The second solution is to perform the same operations as in the first example but inside some critical section. Simply create a lock in the database, so the first application is sure that no one will check if the record with the data exists. That will work great… but such a lock on the whole table is not a good idea. It blocks all writes so no one can change anything. That’s really inefficient, please don’t do that if you can do it the other way. I called this the MyISAM way as MyISAM is the widely used non transactional engine for MySQL and sometimes setting such terrible lock is the only way to create so called transaction simulation.

The Good

The third solution is the best. Just define a unique constraint in the database and take care of the error that you can get while inserting. It just works. It is just simple. There are no terrible locks. And there really will be just one record with this value in the unique column.

The Model Should Be Based On Classes

Why? Oh why? Just because you use an object based language? I’d like not to complicate things too much and don’t add a leaky abstraction level called ORM.

Why Not To Use ORMs?

You use some expensive database, let’s say it is Oracle. Oracle has hints, but HQL doesn’t allow to use that, oops. Oracle has spatial queries, but your ORM does’t understand that. Oracle has -whatever- but your ORM doesn’t allow to use that.

So you pay a lot of money for a database like Oracle just to use that like you’d use SQLite?

What a brilliant idea.

You use some not expensive database, let’s say it is PostgreSQL. In PostgreSQL you can define your types, but the ORM doesn’t understand that. You’d like to use the partial indices but your automaticaly generated ORM DDL queries don’t understand that.

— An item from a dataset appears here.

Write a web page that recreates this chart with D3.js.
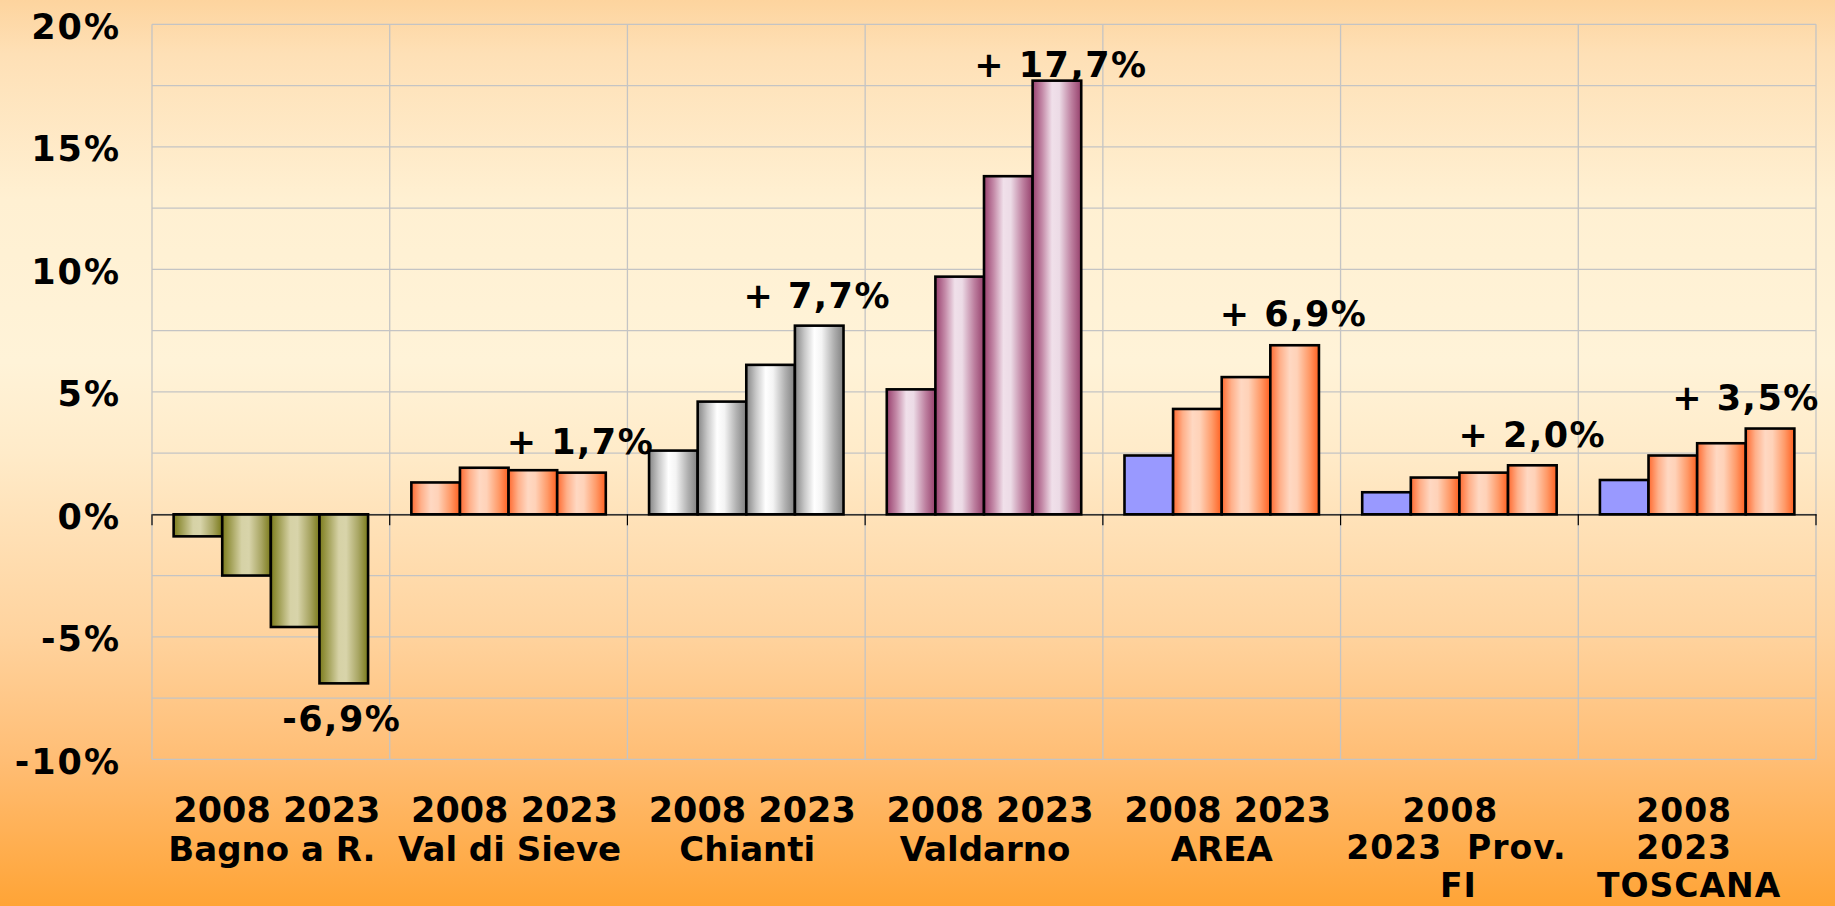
<!DOCTYPE html>
<html>
<head>
<meta charset="utf-8">
<script src="https://cdn.jsdelivr.net/npm/d3@7"></script>
<style>
  html, body { margin: 0; padding: 0; }
  body { width: 1835px; height: 906px; overflow: hidden; }
  text { font-family: "DejaVu Sans", Verdana, sans-serif; font-weight: bold; fill: #000; white-space: pre; }
</style>
</head>
<body>
<svg id="chart" width="1835" height="906"></svg>
<script>
// ---- data ----
const categories = ["Bagno a R.", "Val di Sieve", "Chianti", "Valdarno", "AREA", "Prov. FI", "TOSCANA"];
const categoryLines = [
  ["2008 2023", "Bagno a R."],
  ["2008 2023", "Val di Sieve"],
  ["2008 2023", "Chianti"],
  ["2008 2023", "Valdarno"],
  ["2008 2023", "AREA"],
  ["2008", "2023  Prov.", "FI"],
  ["2008", "2023", "TOSCANA"]
];
const series1 = [-0.9, 1.3, 2.6, 5.1, 2.4, 0.9, 1.4];
const series2 = [-2.5, 1.9, 4.6, 9.7, 4.3, 1.5, 2.4];
const series3 = [-4.6, 1.8, 6.1, 13.8, 5.6, 1.7, 2.9];
const series4 = [-6.9, 1.7, 7.7, 17.7, 6.9, 2.0, 3.5];
const valueLabels = ["-6,9%", "+ 1,7%", "+ 7,7%", "+ 17,7%", "+ 6,9%", "+ 2,0%", "+ 3,5%"];
const yTicks = [-10, -5, 0, 5, 10, 15, 20];
const yTickLabels = ["-10%", "-5%", "0%", "5%", "10%", "15%", "20%"];
const yGrid = [-10, -7.5, -5, -2.5, 0, 2.5, 5, 7.5, 10, 12.5, 15, 17.5, 20];

// ---- styles / layout ----
const W = 1835, H = 906;
const plot = { left: 152, right: 1816, top: 24.3, bottom: 759.3 };
const fontSize = 35;
const catStyle = ["olive", "orange", "gray", "plum", "orange", "orange", "orange"];
const firstBarFlat = [false, false, false, false, true, true, true];
const labelDx = [[6, 1], [6, 1], [6, 1], [6, 1], [6, 0], [-9, -3, -1], [-13, -13, -8]];
const labelFont2 = [35, 34];            // two-line labels
const labelBaselines2 = [821.5, 861];
const labelFont3 = [33, 33, 33];        // three-line labels
const labelBaselines3 = [821.5, 859, 897];
const valueLabelDx = [-2, -1, -2, 4, -1, 0, -24];
const valueLabelDy = [48, -19, -18, -3.5, -19, -18, -19];

const gradients = {
  olive:  ["#7c7c1c", "#a8a660", "#d6d2a6", "#d8d4aa", "#a9a664", "#7a7a1a"],
  orange: ["#ff6a30", "#ffb08a", "#ffd8c2", "#ffd2b8", "#ff9a68", "#ff6020"],
  gray:   ["#858585", "#c8c8c8", "#ffffff", "#f4f4f4", "#b0b0b0", "#808080"],
  plum:   ["#98406e", "#c48aa8", "#f0e0ea", "#ecdbe6", "#bd7f9f", "#96406c"]
};
const gradOffsets = [0, 0.2, 0.4, 0.55, 0.8, 1];

const svg = d3.select("#chart");
const defs = svg.append("defs");

const bg = defs.append("linearGradient").attr("id", "bg").attr("x1", 0).attr("y1", 0).attr("x2", 0).attr("y2", 1);
[[0, "#fdd49e"], [0.06, "#fee0b6"], [0.22, "#fff0d2"], [0.4, "#fff3d8"], [0.5, "#ffebc9"],
 [0.58, "#ffe1b7"], [0.7, "#ffd39e"], [0.84, "#ffbd74"], [1, "#ffa436"]].forEach(([o, c]) =>
  bg.append("stop").attr("offset", o).attr("stop-color", c));
svg.append("rect").attr("width", W).attr("height", H).attr("fill", "url(#bg)");

Object.entries(gradients).forEach(([name, cols]) => {
  const g = defs.append("linearGradient").attr("id", "g-" + name)
    .attr("x1", 0).attr("y1", 0).attr("x2", 1).attr("y2", 0);
  cols.forEach((c, i) => g.append("stop").attr("offset", gradOffsets[i]).attr("stop-color", c));
});

// scales
const x0 = d3.scaleBand().domain(categories).range([plot.left, plot.right]).paddingInner(0).paddingOuter(0);
const gap = x0.bandwidth() * 0.182;
const x1 = d3.scaleBand().domain([0, 1, 2, 3]).range([gap / 2, x0.bandwidth() - gap / 2]).padding(0);
const y = d3.scaleLinear().domain([-10, 20]).range([plot.bottom, plot.top]);

// grid
const grid = svg.append("g");
grid.selectAll("line.h").data(yGrid).join("line")
  .attr("x1", plot.left).attr("x2", plot.right)
  .attr("y1", d => y(d)).attr("y2", d => y(d))
  .attr("stroke", "#c4c4c4").attr("stroke-width", 1.3);
const vBounds = categories.map(c => x0(c)).concat([plot.right]);
grid.selectAll("line.v").data(vBounds).join("line")
  .attr("x1", d => d).attr("x2", d => d)
  .attr("y1", plot.top).attr("y2", plot.bottom)
  .attr("stroke", "#c4c4c4").attr("stroke-width", 1.3);

// y axis labels
svg.append("g").selectAll("text").data(yTicks).join("text")
  .attr("x", 121).attr("y", d => y(d) + 14.5)
  .attr("text-anchor", "end").attr("font-size", fontSize)
  .attr("letter-spacing", 2)
  .text((d, i) => yTickLabels[i]);

// bars
const seriesAll = [series1, series2, series3, series4];
const bars = [];
categories.forEach((c, ci) => {
  seriesAll.forEach((s, si) => bars.push({ c, ci, si, v: s[ci] }));
});
svg.append("g").selectAll("rect").data(bars).join("rect")
  .attr("x", d => x0(d.c) + x1(d.si))
  .attr("width", x1.bandwidth())
  .attr("y", d => y(Math.max(0, d.v)))
  .attr("height", d => Math.abs(y(d.v) - y(0)))
  .attr("fill", d => (d.si === 0 && firstBarFlat[d.ci]) ? "#9999ff" : "url(#g-" + catStyle[d.ci] + ")")
  .attr("stroke", "#000").attr("stroke-width", 2.6);

// zero axis + ticks
const axis = svg.append("g").attr("transform", `translate(0,${y(0)})`)
  .call(d3.axisBottom(x0).tickValues([]).tickSize(0).tickSizeOuter(0));
axis.select(".domain").attr("stroke", "#000").attr("stroke-width", 1.2);
axis.selectAll("line.tk").data(vBounds).join("line").attr("class", "tk")
  .attr("x1", d => d).attr("x2", d => d).attr("y1", 0).attr("y2", 11)
  .attr("stroke", "#000").attr("stroke-width", 1.2);

// value labels
svg.append("g").selectAll("text").data(valueLabels).join("text")
  .attr("x", (d, i) => x0(categories[i]) + x1(3) + x1.bandwidth() / 2 + valueLabelDx[i])
  .attr("y", (d, i) => y(series4[i]) + valueLabelDy[i])
  .attr("text-anchor", "middle").attr("font-size", fontSize)
  .attr("letter-spacing", 1.5)
  .text(d => d);

// category labels
const catG = svg.append("g");
categoryLines.forEach((lines, ci) => {
  const cx = x0(categories[ci]) + x0.bandwidth() / 2;
  const three = lines.length === 3;
  lines.forEach((ln, li) => {
    catG.append("text")
      .attr("x", cx + labelDx[ci][li])
      .attr("y", three ? labelBaselines3[li] : labelBaselines2[li])
      .attr("text-anchor", "middle")
      .attr("font-size", three ? labelFont3[li] : labelFont2[li])
      .attr("letter-spacing", three ? 1 : 0)
      .text(ln);
  });
});
</script>
</body>
</html>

So you don’t pay a lot of money for a database like PostgreSQL… just to use that like you’d use SQLite?

What a brilliant idea.

The engine XXX has a feature YYY but your great ORM doesn’t use that because other engines don’t have that feature (although using this feature would speed up your application so much).

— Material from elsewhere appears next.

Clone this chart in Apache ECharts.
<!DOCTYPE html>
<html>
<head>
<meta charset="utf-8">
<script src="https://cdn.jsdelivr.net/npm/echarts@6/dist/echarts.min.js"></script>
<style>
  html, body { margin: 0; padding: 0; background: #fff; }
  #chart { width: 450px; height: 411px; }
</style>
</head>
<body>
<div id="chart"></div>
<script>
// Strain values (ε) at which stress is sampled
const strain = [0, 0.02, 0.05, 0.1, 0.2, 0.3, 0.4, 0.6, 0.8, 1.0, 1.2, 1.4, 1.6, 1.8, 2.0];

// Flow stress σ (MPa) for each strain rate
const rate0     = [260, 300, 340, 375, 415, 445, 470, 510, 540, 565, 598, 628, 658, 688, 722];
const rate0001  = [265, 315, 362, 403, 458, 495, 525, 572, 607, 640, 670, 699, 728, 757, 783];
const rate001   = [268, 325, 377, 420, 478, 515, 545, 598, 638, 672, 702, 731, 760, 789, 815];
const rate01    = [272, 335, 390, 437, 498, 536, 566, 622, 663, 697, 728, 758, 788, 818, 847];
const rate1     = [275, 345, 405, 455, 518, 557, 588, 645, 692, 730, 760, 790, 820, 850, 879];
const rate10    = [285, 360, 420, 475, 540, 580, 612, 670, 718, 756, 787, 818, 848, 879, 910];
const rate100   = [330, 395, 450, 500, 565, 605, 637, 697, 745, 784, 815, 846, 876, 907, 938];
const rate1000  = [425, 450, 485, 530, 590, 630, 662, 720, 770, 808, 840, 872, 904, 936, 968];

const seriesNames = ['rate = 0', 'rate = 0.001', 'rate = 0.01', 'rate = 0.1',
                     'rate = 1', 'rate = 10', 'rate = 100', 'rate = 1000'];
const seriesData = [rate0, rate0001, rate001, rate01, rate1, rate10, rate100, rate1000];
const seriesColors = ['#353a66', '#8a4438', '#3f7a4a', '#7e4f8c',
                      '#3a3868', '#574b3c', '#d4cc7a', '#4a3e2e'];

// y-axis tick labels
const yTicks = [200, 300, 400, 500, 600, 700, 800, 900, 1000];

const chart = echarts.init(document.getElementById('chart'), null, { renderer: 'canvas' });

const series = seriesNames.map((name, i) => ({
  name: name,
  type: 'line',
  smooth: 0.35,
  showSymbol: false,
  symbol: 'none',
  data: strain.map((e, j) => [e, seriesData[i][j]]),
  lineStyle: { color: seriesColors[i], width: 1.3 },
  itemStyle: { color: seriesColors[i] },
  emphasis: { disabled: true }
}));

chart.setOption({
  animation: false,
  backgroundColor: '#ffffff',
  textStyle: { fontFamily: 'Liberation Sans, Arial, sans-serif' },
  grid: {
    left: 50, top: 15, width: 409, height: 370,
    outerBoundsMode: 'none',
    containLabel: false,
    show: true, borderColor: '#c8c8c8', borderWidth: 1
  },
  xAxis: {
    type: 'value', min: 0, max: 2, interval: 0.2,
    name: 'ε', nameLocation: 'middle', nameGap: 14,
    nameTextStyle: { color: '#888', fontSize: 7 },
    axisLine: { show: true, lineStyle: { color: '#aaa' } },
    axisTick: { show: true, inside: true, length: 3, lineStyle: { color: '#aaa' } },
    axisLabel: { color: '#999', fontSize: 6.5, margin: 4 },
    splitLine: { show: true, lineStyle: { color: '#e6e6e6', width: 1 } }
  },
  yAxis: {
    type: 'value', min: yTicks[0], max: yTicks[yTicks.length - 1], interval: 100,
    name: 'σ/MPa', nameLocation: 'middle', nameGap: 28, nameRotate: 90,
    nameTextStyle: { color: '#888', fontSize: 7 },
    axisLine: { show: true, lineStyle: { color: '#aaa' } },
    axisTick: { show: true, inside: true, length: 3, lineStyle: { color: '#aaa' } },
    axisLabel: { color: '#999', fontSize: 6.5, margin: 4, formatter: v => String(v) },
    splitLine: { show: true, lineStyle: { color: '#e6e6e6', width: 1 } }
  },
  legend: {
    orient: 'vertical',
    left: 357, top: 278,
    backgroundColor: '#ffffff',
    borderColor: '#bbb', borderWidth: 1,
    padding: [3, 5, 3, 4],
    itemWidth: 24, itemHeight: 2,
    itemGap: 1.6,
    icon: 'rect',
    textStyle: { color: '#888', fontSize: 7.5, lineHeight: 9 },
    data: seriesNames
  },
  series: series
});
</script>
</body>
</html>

Why Define Database Constraints?

You’ve got an application that works for some time. You want to change it, what should you do? Fix the old application or create a new one. What will just be left or migrated?

The Data.

The Data is what describes the real value of the whole application. So when there is a new version of the application (no matter if this is a brand new one, or you’ve improved the old), you just throw away the old. The data persists, you leave the data or migrate with care. So take care of the data by having a good data model with all constraints etc. If you don’t have a well prepared data model, you’re on the road right down to the hell. The data will be wrong some day. Let’s imagine that the wrong data is on you bank account. When you have a well prepared data in the database, there is no sense in repeating the same constraints in the application. You would have to maintain that in two places. So the application slowly becomes a maintanance nightmare.